Livre
La marmite latino-américaine
Entretien avec Frank Gaudichaud *
Le volcan latino-américain n’a jamais cessé de se réveiller au fil de l’histoire. Mais sa force de frappe n’a pas toujours été la même. Comment caractériser la période actuelle, l’apprécier, se repérer dans les processus en cours ?
Sous la direction de l’universitaire Franck Gaudichaud, un ouvrage collectif (voir ci-dessous) réunissant une vingtaine de spécialistes d’Europe, d’Amérique latine et des États-Unis s’efforce d’apporter au public français une approche claire des gauches, des mouvements sociaux et du néolibéralisme en Amérique latine. «Avec pour point commun, indique Franck Gaudichaud, une analyse critique des visions impressionnistes que l’on lit trop souvent dans les médias. Ce travail s’intéresse à la richesse des mobilisations collectives, mais aussi aux tentatives de construction d’alternatives. Il s’agit de donner une vision complexe des processus en cours, en évitant l’image d’Épinal d’une Amérique latine unanimement rebelle ou d’un virage à gauche homogène.»

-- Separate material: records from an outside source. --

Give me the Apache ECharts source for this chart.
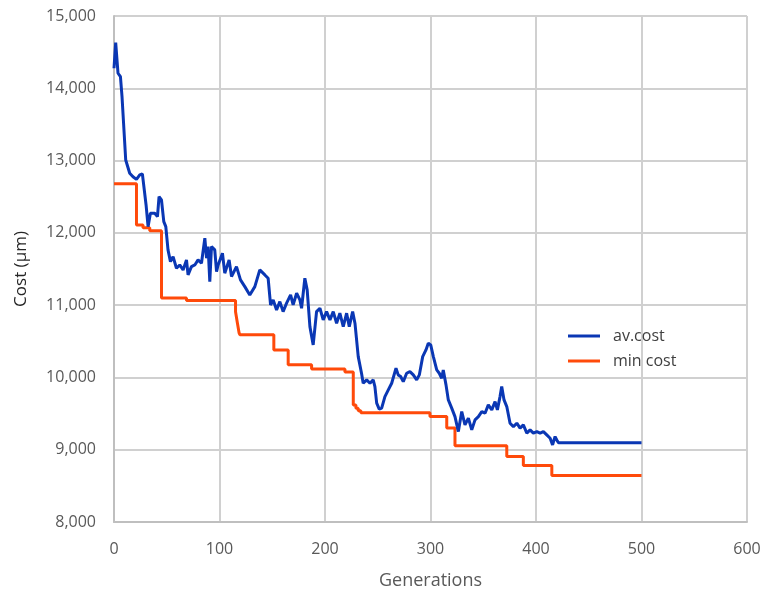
<!DOCTYPE html>
<html>
<head>
<meta charset="utf-8">
<script src="https://cdn.jsdelivr.net/npm/echarts@6/dist/echarts.min.js"></script>
<style>
html,body{margin:0;padding:0;background:#fff;}
#chart{width:764px;height:595px;}
</style>
</head>
<body>
<div id="chart"></div>
<script>
// x tick labels and y tick labels
var xTicks = [0, 100, 200, 300, 400, 500, 600];
var yTicks = [8000, 9000, 10000, 11000, 12000, 13000, 14000, 15000];

// av.cost series (generation, cost)
var avGen = [0, 1.6, 3.8, 6.1, 7.6, 11.1, 14.9, 18, 21.3, 24.4, 26.9, 28.5, 30.4, 32.3, 34.5, 38.6, 41.2, 42.7, 45, 47.2, 49.1, 51.2, 53.5, 56, 59.2, 62.3, 65.5, 68.7, 70.2, 73.4, 76.6, 79.7, 82.9, 86.1, 87.7, 89.2, 90.8, 92.4, 95.5, 97.2, 98.7, 102.8, 105, 109.1, 111.4, 116.1, 119.9, 124, 128.7, 133.5, 138.2, 143, 146.1, 148.4, 150.9, 154.1, 157.2, 160.3, 163.6, 167.4, 169.8, 173.1, 176.2, 177.8, 180.9, 183.1, 185.7, 188.8, 192, 195.2, 198.3, 201.5, 204.7, 207.8, 211, 214.1, 217.3, 220.5, 223, 226.2, 228.4, 231.5, 234.7, 236.2, 239.5, 242.6, 245.7, 247.3, 249, 251.4, 253.7, 256.8, 260, 263.2, 267.3, 269.4, 271.7, 274.2, 277.4, 280.5, 283.7, 286.9, 289.4, 292.6, 295.7, 297.9, 300.2, 302.7, 305.9, 308.3, 310.6, 312.1, 314.7, 316.9, 320.1, 323.2, 326.4, 329.6, 332.7, 335.9, 339.1, 342.2, 345.4, 348.6, 351.7, 354.8, 358.1, 361.2, 363.4, 365.9, 367.5, 369.7, 372.3, 375.4, 378.6, 381.8, 384.9, 388, 391.3, 394.4, 397.5, 400.8, 403.9, 407, 410.2, 413.4, 415.7, 418.1, 419.7, 421.3, 500];
var avCost = [14277, 14631, 14208, 14161, 13884, 13008, 12825, 12777, 12740, 12801, 12815, 12801, 12386, 12086, 12271, 12271, 12224, 12501, 12455, 12155, 12086, 11764, 11602, 11671, 11511, 11556, 11487, 11626, 11418, 11533, 11556, 11626, 11580, 11926, 11649, 11810, 11325, 11810, 11764, 11464, 11556, 11718, 11442, 11626, 11395, 11533, 11349, 11256, 11141, 11256, 11487, 11418, 11372, 11003, 11072, 10934, 11049, 10910, 11027, 11141, 11003, 11165, 11072, 10957, 11372, 11211, 10703, 10450, 10910, 10957, 10796, 10910, 10796, 10910, 10750, 10888, 10703, 10888, 10703, 10910, 10750, 10288, 10050, 9920, 9966, 9920, 9966, 9873, 9644, 9561, 9575, 9735, 9828, 9920, 10128, 10035, 10012, 9942, 10058, 10081, 10035, 9966, 10035, 10288, 10381, 10473, 10450, 10288, 10104, 10058, 9989, 10104, 9897, 9689, 9575, 9458, 9251, 9527, 9343, 9436, 9274, 9413, 9458, 9527, 9505, 9620, 9551, 9666, 9551, 9735, 9873, 9689, 9597, 9367, 9320, 9367, 9298, 9343, 9229, 9274, 9229, 9251, 9229, 9251, 9205, 9159, 9067, 9182, 9136, 9095, 9095];

// min cost series (generation where each level starts, cost)
var minGen = [0, 21.3, 27.5, 33.9, 45, 68.7, 115.2, 117, 118.5, 119.3, 151.5, 165.1, 187.3, 218.9, 226.8, 229.3, 231.5, 234, 299.5, 315.4, 323.2, 372.3, 388, 415, 500];
var minCost = [12680, 12110, 12070, 12030, 11100, 11065, 10910, 10750, 10620, 10590, 10380, 10175, 10115, 10075, 9620, 9575, 9540, 9510, 9460, 9300, 9055, 8905, 8780, 8645, 8645];

function pairs(xs, ys) {
  var out = [];
  for (var i = 0; i < xs.length; i++) out.push([xs[i], ys[i]]);
  return out;
}

var chart = echarts.init(document.getElementById('chart'), null, {renderer: 'canvas'});
var textColor = '#595959';
var fontFam = '"Open Sans", "DejaVu Sans", sans-serif';
chart.setOption({
  animation: false,
  backgroundColor: '#ffffff',
  grid: {left: 114, right: 17, top: 16, bottom: 73, containLabel: false},
  legend: {
    orient: 'vertical',
    left: 563,
    top: 323,
    itemWidth: 32,
    itemHeight: 3,
    itemGap: 9,
    icon: 'rect',
    textStyle: {color: '#404040', fontSize: 16, fontFamily: fontFam, padding: [0, 0, 0, 8]},
    data: ['av.cost', 'min cost']
  },
  xAxis: {
    type: 'value',
    min: xTicks[0],
    max: xTicks[xTicks.length - 1],
    interval: 100,
    name: 'Generations',
    nameLocation: 'middle',
    nameGap: 50,
    nameTextStyle: {color: textColor, fontSize: 18, fontFamily: fontFam},
    axisLine: {lineStyle: {color: '#bfbfbf', width: 2}},
    axisTick: {show: false},
    axisLabel: {color: textColor, fontSize: 16, fontFamily: fontFam, margin: 19},
    splitLine: {show: true, lineStyle: {color: '#d0d0d0', width: 2}}
  },
  yAxis: {
    type: 'value',
    min: yTicks[0],
    max: yTicks[yTicks.length - 1],
    interval: 1000,
    name: 'Cost (µm)',
    nameLocation: 'middle',
    nameGap: 84,
    nameTextStyle: {color: '#262626', fontSize: 17, fontFamily: fontFam},
    axisLine: {show: true, lineStyle: {color: '#bfbfbf', width: 2}},
    axisTick: {show: false},
    axisLabel: {
      color: textColor, fontSize: 16, fontFamily: fontFam, margin: 18,
      formatter: function (v) { return v.toLocaleString('en-US'); }
    },
    splitLine: {show: true, lineStyle: {color: '#d0d0d0', width: 2}}
  },
  series: [
    {
      name: 'av.cost',
      type: 'line',
      data: pairs(avGen, avCost),
      showSymbol: false,
      symbol: 'none',
      lineStyle: {color: '#0a37b4', width: 3},
      itemStyle: {color: '#0a37b4'},
      z: 3
    },
    {
      name: 'min cost',
      type: 'line',
      step: 'end',
      data: pairs(minGen, minCost),
      showSymbol: false,
      symbol: 'none',
      lineStyle: {color: '#ff4a0a', width: 3},
      itemStyle: {color: '#ff4a0a'},
      z: 2
    }
  ]
});
</script>
</body>
</html>
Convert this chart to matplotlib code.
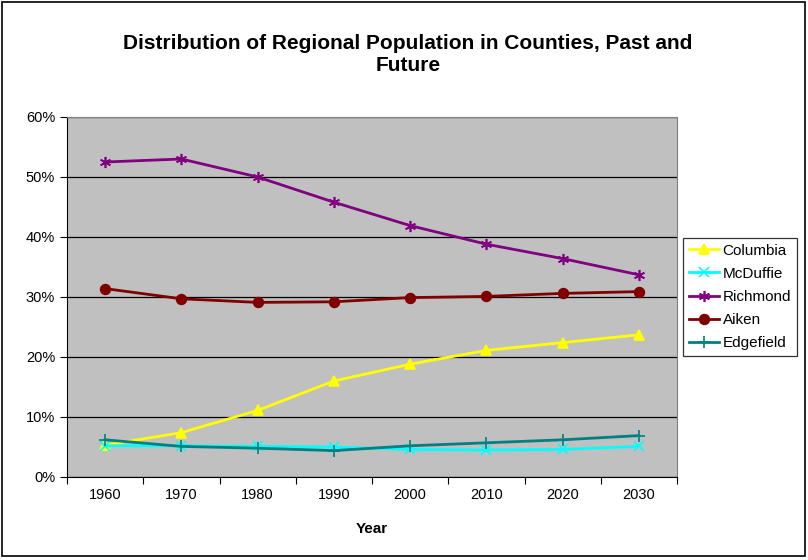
import numpy as np
import matplotlib.pyplot as plt
from matplotlib.patches import Rectangle

plt.rcParams['font.family'] = ['Liberation Sans', 'DejaVu Sans']

years = ['1960', '1970', '1980', '1990', '2000', '2010', '2020', '2030']
columbia = [5.3, 7.4, 11.1, 16.0, 18.8, 21.1, 22.4, 23.7]
mcduffie = [5.2, 5.2, 5.1, 5.0, 4.6, 4.5, 4.6, 5.1]
richmond = [52.5, 53.0, 50.0, 45.8, 41.9, 38.8, 36.4, 33.7]
aiken = [31.4, 29.7, 29.1, 29.2, 29.9, 30.1, 30.6, 30.9]
edgefield = [6.2, 5.1, 4.8, 4.4, 5.2, 5.7, 6.2, 6.9]

series = [
    ('Columbia', columbia, '#FFFF00', '^', 7),
    ('McDuffie', mcduffie, '#00FFFF', 'x', 7),
    ('Richmond', richmond, '#800080', (6, 2, 0), 8),
    ('Aiken', aiken, '#800000', 'o', 7),
    ('Edgefield', edgefield, '#008080', '+', 9),
]

fig = plt.figure(figsize=(8.08, 5.6), dpi=100)
fig.patches.append(Rectangle((0.003, 0.007), 0.993, 0.989, transform=fig.transFigure,
                             fill=False, edgecolor='black', linewidth=1.2))
ax = fig.add_axes([67 / 808, 1 - 477 / 560, 610 / 808, 360 / 560])
ax.set_facecolor('#C0C0C0')

x = np.arange(len(years))
for name, vals, color, marker, ms in series:
    ax.plot(x, vals, color=color, marker=marker, markersize=ms, linewidth=2,
            markeredgewidth=1.2, label=name)

ax.set_xlim(-0.5, len(years) - 0.5)
ax.set_ylim(0, 60)
ax.set_yticks(range(0, 61, 10))
ax.set_yticklabels([f'{v}%' for v in range(0, 61, 10)], fontsize=10.5)
ax.yaxis.grid(True, color='black', linewidth=0.9)
ax.set_axisbelow(True)
ax.set_xticks(np.arange(-0.5, len(years), 1))
ax.set_xticklabels([])
ax.set_xticks(x, minor=True)
ax.set_xticklabels(years, minor=True, fontsize=10.5)
ax.tick_params(axis='x', which='minor', length=0, pad=8)
ax.tick_params(axis='x', which='major', length=5, direction='out')
ax.tick_params(axis='y', length=5, direction='out')
for s in ['top', 'right']:
    ax.spines[s].set_color('#808080')
ax.set_xlabel('Year', fontsize=11, fontweight='bold', labelpad=14)

fig.suptitle('Distribution of Regional Population in Counties, Past and\nFuture',
             fontsize=15, fontweight='bold', y=0.94, x=0.505, linespacing=1.25)

leg = ax.legend(loc='center left', bbox_to_anchor=(0.997, 0.5), fontsize=11,
                frameon=True, fancybox=False, edgecolor='black', handlelength=2.0,
                handletextpad=0.2, borderpad=0.4, labelspacing=0.6)
leg.get_frame().set_linewidth(0.9)

fig.savefig('out.png', dpi=100)
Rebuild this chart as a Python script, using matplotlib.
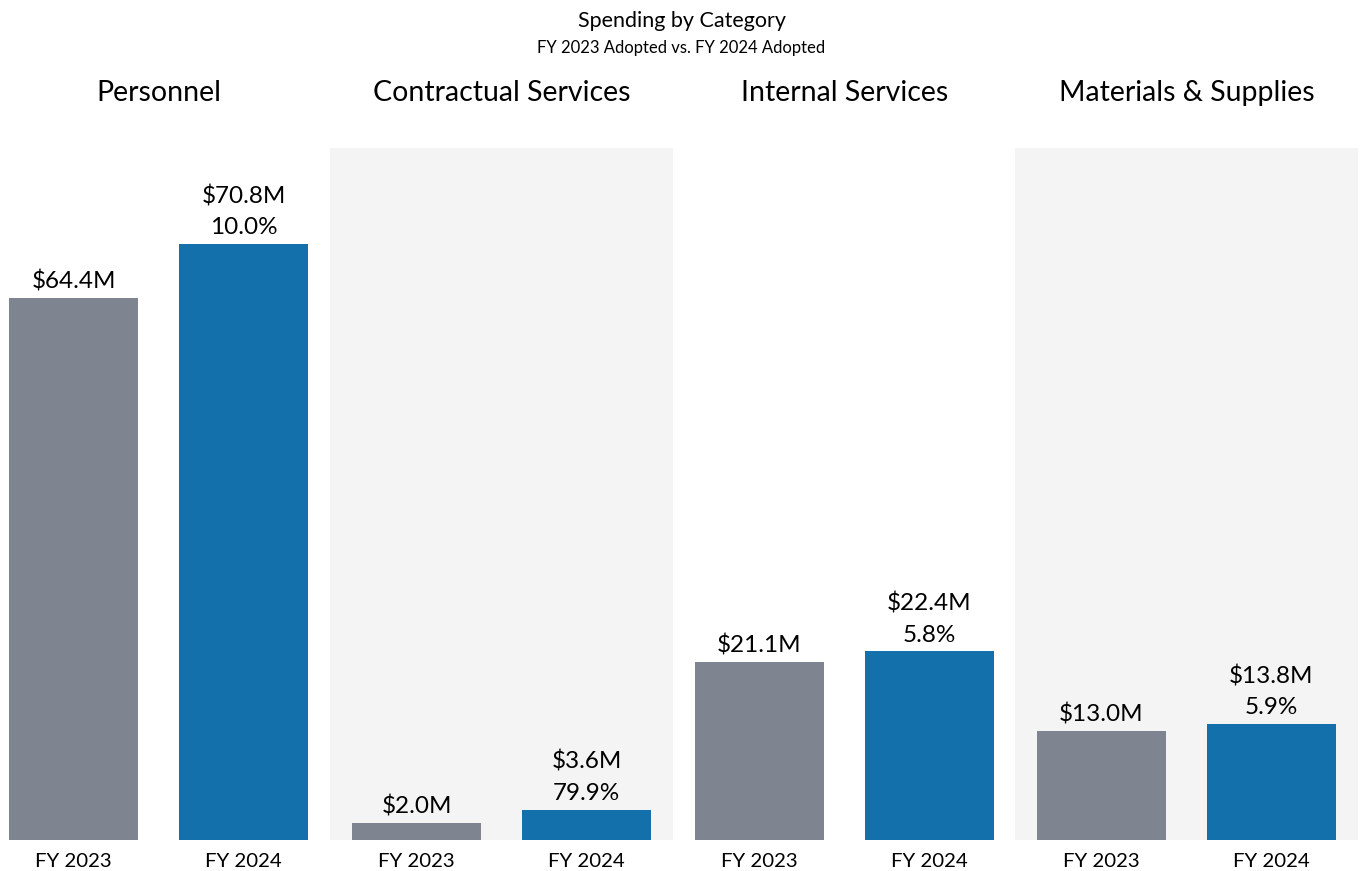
import matplotlib.pyplot as plt

plt.rcParams['font.family'] = ['Lato', 'DejaVu Sans']

categories = ['Personnel', 'Contractual Services', 'Internal Services', 'Materials & Supplies']
years = ['FY 2023', 'FY 2024']
fy2023 = [64.4, 2.0, 21.1, 13.0]
fy2024 = [70.8, 3.6, 22.4, 13.8]
pct_change = ['10.0%', '79.9%', '5.8%', '5.9%']

gray = '#7f8590'
blue = '#1470ab'
shade = '#f4f4f4'

fig = plt.figure(figsize=(13.63, 8.71), dpi=100)

W, H = 1363, 871
panel_w = 343
lefts = [-13, 330, 673, 1015]
bottom = (H - 840) / H
height = 692 / H

for i, cat in enumerate(categories):
    ax = fig.add_axes([lefts[i] / W, bottom, panel_w / W, height])
    ax.set_facecolor(shade if i % 2 == 1 else 'white')
    vals = [fy2023[i], fy2024[i]]
    ax.bar([0, 1], vals, width=0.76, color=[gray, blue])
    ax.set_xlim(-0.509, 1.509)
    ax.set_ylim(0, 82.2)
    for s in ax.spines.values():
        s.set_visible(False)
    ax.set_yticks([])
    ax.set_xticks([0, 1])
    ax.set_xticklabels(years, fontsize=14.7)
    ax.tick_params(axis='x', length=0, pad=9)
    ax.annotate(f'${vals[0]:.1f}M', (0, vals[0]), xytext=(0, 4),
                textcoords='offset points', ha='center', va='bottom', fontsize=17.5)
    ax.annotate(f'${vals[1]:.1f}M\n{pct_change[i]}', (1, vals[1]), xytext=(0, 4),
                textcoords='offset points', ha='center', va='bottom', fontsize=17.5,
                linespacing=1.6)
    fig.text((lefts[i] + panel_w / 2) / W, 1 - 93 / H, cat, ha='center', va='center',
             fontsize=20.5)

fig.text(0.5, 1 - 21 / H, 'Spending by Category', ha='center', va='center', fontsize=15.5)
fig.text(0.5, 1 - 48 / H, 'FY 2023 Adopted vs. FY 2024 Adopted', ha='center', va='center',
         fontsize=12)

fig.savefig('out.png', dpi=100)
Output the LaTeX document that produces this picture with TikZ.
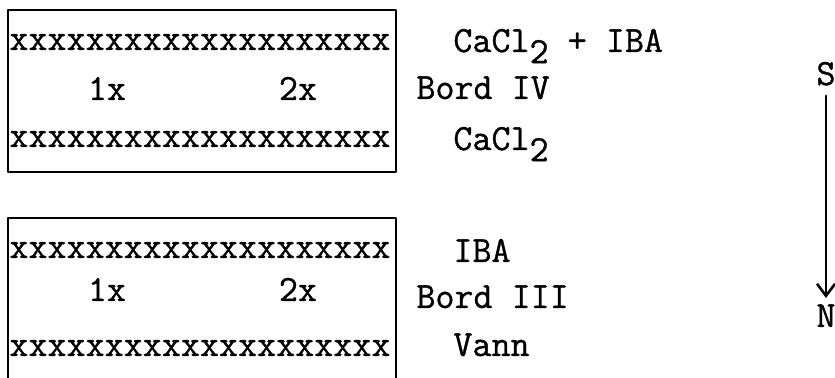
\documentclass[tikz,border=0pt]{standalone}
\usepackage{fontspec}
\setmonofont{Latin Modern Mono}[FakeBold=0.9]
\usetikzlibrary{%
  arrows.meta,%
  positioning%
}

\newcommand{\xxrow}{xxxxxxxxxxxxxxxxxxxx}
\newcommand{\lowtwo}{\raisebox{-0.3em}{2}}

\begin{document}
\begin{tikzpicture}[
    x=0.5pt,y=-0.5pt,
    >={Straight Barb[length=6pt,width=9pt]},
    line join=round,line cap=round,
    bed/.style={rectangle,draw,line width=1.2pt,inner sep=0pt,
        minimum width=194pt},
    row/.style={inner sep=0pt,anchor=base west},
    mid/.style={inner sep=0pt,anchor=base},
    lab/.style={inner sep=0pt,anchor=base west},
    pole/.style={inner sep=0pt,anchor=base}
  ]

    \ttfamily\fontsize{18.5}{20}\selectfont
    \clip (0,0) rectangle (835,378);

    % Bord IV
    \node [bed,minimum height=81pt] (bedIV) at (202,91) {};
    \node [row] (ivA) at (9,50)  {\xxrow};
    \node [mid] (ivL) at (107,100) {1x};
    \node [mid] (ivR) at (298,100) {2x};
    \node [row] (ivB) at (9,147) {\xxrow};
    \node [lab] (ivtop) at (453,52)  {CaCl\lowtwo{} + IBA};
    \node [lab] (ivname) at (416,99) {Bord IV};
    \node [lab] (ivbot) at (453,150) {CaCl\lowtwo};

    % Bord III
    \node [bed,minimum height=100pt] (bedIII) at (202,318) {};
    \node [row] (iiiA) at (9,258)  {\xxrow};
    \node [mid] (iiiL) at (107,301) {1x};
    \node [mid] (iiiR) at (298,301) {2x};
    \node [row] (iiiB) at (9,356) {\xxrow};
    \node [lab] (iiitop) at (453,262)  {IBA};
    \node [lab] (iiiname) at (416,308) {Bord III};
    \node [lab] (iiibot) at (453,356) {Vann};

    % S -> N
    \node [pole] (s) at (826,85)  {S};
    \node [pole] (n) at (826,327) {N};
    \draw [->,line width=1.3pt,shorten <=5pt,shorten >=3pt] (s.south) -- (n.north);
\end{tikzpicture}
\end{document}
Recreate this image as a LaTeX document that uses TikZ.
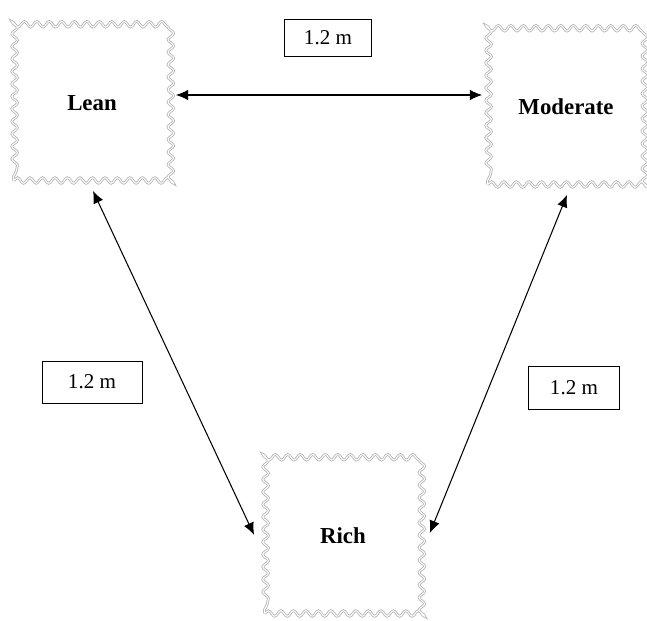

On parle souvent de déferlante à gauche en Amérique latine. Qu’en pensez-vous ?
Franck Gaudichaud. Le virage à gauche, s’il est réel, n’est pas unanime. La Colombie, le Mexique, le Salvador, le Honduras et le Guatemala sont aux mains des conservateurs. Il existe par contre une claire érosion de la droite et l’ouverture d’un espace au profit des luttes sociales et des gauches, au pluriel. Les divers gouvernements passés à gauche sont la traduction sur terrain politique d’une décennie de mobilisations. Cependant, suivant les pays, on trouve des gauches de gouvernement complètement adaptées à l’ordre néolibéral et d’autres qui s’en démarquent. Pour résumer, il existe actuellement trois sortes de régimes, Cuba mis à part : au côté de l’alternative conservatrice et pro-états-unienne portée par Uribe en Colombie, on trouve un second bloc de pays qui défend certaines positions d’autonomie partielle (dont le Brésil de Lula) et que l’on pourrait dire sociaux-libéraux. Et, enfin, un dernier groupe de type nationaliste radical qui s’affronte en plusieurs points avec les oligarchies locales. Sans surprise, ces pays (Bolivie, Équateur, Venezuela) sont ceux où ont eu lieu de fortes dynamiques de résistance, indigène notamment. Dans ce contexte, l’une des questions débattues reste celle de l’articulation entre le champ des mouvements sociaux et le pouvoir politique. Et là, le retour de la discussion stratégique autour du «socialisme du XXIe siècle» est bien celui de comment changer le monde en prenant le pouvoir, tout en ayant tiré le bilan des errements autoritaires du siècle passé.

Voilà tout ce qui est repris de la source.